Records for this exercise>
┄┄┄┄┄┄┄┄┄┄┄┄┄┄┄┄┄┄┄┄

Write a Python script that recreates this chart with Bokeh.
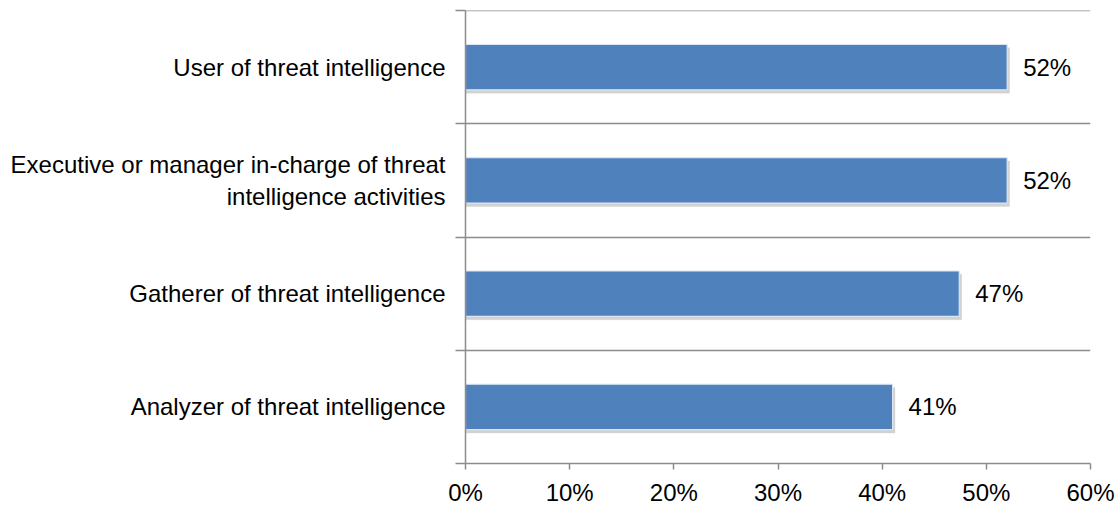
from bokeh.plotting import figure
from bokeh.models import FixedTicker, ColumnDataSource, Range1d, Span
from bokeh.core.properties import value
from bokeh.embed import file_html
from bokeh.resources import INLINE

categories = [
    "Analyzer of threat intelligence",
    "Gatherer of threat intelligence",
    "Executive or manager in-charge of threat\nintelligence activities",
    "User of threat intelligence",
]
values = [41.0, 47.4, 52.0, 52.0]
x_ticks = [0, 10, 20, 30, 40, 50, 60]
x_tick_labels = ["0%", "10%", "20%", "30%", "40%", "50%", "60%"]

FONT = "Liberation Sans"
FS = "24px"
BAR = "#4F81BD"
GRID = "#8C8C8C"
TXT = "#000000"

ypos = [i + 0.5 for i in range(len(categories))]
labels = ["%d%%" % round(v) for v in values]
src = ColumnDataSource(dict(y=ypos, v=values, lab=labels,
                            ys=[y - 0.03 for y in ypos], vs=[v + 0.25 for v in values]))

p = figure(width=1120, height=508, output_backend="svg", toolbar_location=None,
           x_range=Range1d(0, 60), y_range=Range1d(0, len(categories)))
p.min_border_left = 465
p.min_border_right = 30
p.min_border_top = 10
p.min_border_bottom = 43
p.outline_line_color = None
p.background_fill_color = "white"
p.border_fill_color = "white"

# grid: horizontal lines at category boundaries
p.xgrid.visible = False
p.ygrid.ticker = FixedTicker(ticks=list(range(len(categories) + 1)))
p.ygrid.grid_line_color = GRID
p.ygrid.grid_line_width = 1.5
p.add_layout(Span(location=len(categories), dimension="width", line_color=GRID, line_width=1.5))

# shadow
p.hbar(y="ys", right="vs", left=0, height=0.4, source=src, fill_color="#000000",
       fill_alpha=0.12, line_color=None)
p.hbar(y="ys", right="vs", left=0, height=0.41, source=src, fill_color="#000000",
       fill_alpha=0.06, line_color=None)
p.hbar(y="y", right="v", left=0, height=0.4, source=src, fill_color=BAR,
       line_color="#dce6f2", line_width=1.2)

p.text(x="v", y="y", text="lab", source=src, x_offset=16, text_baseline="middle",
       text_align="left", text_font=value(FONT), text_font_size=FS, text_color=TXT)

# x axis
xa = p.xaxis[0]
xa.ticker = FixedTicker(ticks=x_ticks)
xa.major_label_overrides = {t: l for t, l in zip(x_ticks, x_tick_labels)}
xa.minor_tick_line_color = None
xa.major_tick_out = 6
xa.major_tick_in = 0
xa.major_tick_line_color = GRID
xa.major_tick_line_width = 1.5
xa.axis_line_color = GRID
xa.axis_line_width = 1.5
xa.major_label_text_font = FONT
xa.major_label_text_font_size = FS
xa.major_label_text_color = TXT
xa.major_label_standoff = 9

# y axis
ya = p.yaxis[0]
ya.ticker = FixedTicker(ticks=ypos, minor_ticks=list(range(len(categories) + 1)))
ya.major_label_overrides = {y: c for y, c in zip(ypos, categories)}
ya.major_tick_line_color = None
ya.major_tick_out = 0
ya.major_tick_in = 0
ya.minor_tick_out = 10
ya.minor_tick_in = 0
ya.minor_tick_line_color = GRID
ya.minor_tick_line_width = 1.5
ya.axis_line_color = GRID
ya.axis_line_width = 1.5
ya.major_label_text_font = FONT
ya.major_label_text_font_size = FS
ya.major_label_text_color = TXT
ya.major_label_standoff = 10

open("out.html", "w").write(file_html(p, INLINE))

┄┄┄┄┄┄┄┄┄┄┄┄┄┄┄┄┄┄┄┄

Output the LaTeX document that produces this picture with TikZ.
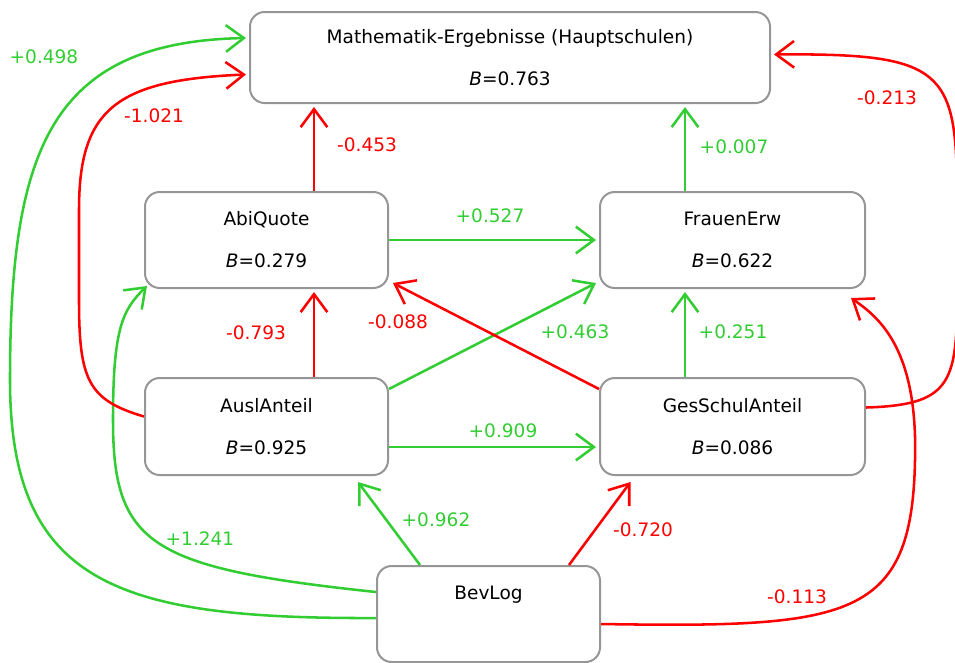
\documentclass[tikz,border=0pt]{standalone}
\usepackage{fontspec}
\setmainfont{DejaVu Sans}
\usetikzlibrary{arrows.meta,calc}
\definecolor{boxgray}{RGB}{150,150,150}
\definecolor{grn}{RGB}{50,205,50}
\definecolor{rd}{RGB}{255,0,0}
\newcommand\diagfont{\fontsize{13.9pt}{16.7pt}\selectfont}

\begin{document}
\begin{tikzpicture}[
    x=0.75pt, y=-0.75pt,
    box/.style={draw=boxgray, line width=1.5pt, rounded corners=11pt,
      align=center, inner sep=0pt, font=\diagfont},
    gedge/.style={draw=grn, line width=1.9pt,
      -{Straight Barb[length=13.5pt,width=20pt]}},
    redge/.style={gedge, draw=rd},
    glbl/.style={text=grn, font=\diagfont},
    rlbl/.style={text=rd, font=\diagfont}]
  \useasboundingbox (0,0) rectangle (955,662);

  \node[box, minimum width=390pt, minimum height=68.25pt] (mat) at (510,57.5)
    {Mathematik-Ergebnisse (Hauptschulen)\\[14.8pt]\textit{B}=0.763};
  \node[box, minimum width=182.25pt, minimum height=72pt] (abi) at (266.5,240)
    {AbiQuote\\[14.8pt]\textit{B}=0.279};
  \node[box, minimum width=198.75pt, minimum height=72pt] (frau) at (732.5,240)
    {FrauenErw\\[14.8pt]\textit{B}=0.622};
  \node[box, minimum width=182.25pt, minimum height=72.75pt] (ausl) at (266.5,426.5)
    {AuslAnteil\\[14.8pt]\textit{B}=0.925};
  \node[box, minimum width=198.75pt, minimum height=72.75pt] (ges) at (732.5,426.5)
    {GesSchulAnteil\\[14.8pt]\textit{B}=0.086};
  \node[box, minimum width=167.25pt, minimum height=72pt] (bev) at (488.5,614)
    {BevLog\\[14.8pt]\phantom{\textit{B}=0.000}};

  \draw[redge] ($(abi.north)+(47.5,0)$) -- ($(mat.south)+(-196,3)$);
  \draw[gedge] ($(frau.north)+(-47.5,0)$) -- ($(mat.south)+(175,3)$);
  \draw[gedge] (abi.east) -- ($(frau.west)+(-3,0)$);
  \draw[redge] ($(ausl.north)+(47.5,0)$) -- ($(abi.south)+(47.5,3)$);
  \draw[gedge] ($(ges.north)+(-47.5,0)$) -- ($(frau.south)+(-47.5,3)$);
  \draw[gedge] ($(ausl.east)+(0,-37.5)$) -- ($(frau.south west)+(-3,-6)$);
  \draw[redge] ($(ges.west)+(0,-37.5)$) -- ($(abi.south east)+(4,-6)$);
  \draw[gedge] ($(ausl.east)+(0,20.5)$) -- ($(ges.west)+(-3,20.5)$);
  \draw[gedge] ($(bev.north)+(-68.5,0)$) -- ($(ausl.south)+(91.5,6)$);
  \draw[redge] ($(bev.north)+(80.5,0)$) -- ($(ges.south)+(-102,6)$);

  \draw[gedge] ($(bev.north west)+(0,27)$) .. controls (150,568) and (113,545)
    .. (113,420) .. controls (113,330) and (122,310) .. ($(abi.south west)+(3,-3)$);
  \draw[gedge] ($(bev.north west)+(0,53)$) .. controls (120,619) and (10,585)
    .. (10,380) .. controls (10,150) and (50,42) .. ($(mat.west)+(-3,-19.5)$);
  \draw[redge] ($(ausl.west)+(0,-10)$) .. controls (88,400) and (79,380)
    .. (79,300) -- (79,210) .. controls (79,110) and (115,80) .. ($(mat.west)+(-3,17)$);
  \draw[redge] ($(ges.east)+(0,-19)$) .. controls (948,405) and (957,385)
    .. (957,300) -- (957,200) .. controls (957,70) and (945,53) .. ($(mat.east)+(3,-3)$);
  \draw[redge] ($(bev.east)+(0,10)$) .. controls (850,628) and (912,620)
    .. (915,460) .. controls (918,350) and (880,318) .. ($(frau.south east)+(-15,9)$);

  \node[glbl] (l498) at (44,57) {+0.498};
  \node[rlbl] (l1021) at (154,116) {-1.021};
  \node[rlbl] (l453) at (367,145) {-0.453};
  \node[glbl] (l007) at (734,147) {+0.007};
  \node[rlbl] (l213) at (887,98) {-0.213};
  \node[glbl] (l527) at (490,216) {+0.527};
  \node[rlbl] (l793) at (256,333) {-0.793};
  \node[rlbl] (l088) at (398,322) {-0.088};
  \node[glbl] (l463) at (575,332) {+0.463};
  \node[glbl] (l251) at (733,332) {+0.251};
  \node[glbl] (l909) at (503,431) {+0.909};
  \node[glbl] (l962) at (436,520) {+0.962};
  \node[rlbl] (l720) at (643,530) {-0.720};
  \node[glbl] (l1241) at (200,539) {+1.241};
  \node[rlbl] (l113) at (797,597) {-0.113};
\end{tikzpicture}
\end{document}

┄┄┄┄┄┄┄┄┄┄┄┄┄┄┄┄┄┄┄┄

Your instructions> Extract the part of the records that opens with the line containing "Write a Python" and closes with the line containing "from bokeh.resources import INLINE". Take only those lines, exactly, and no pictures.

The response>
Write a Python script that recreates this chart with Bokeh.
from bokeh.plotting import figure
from bokeh.models import FixedTicker, ColumnDataSource, Range1d, Span
from bokeh.core.properties import value
from bokeh.embed import file_html
from bokeh.resources import INLINE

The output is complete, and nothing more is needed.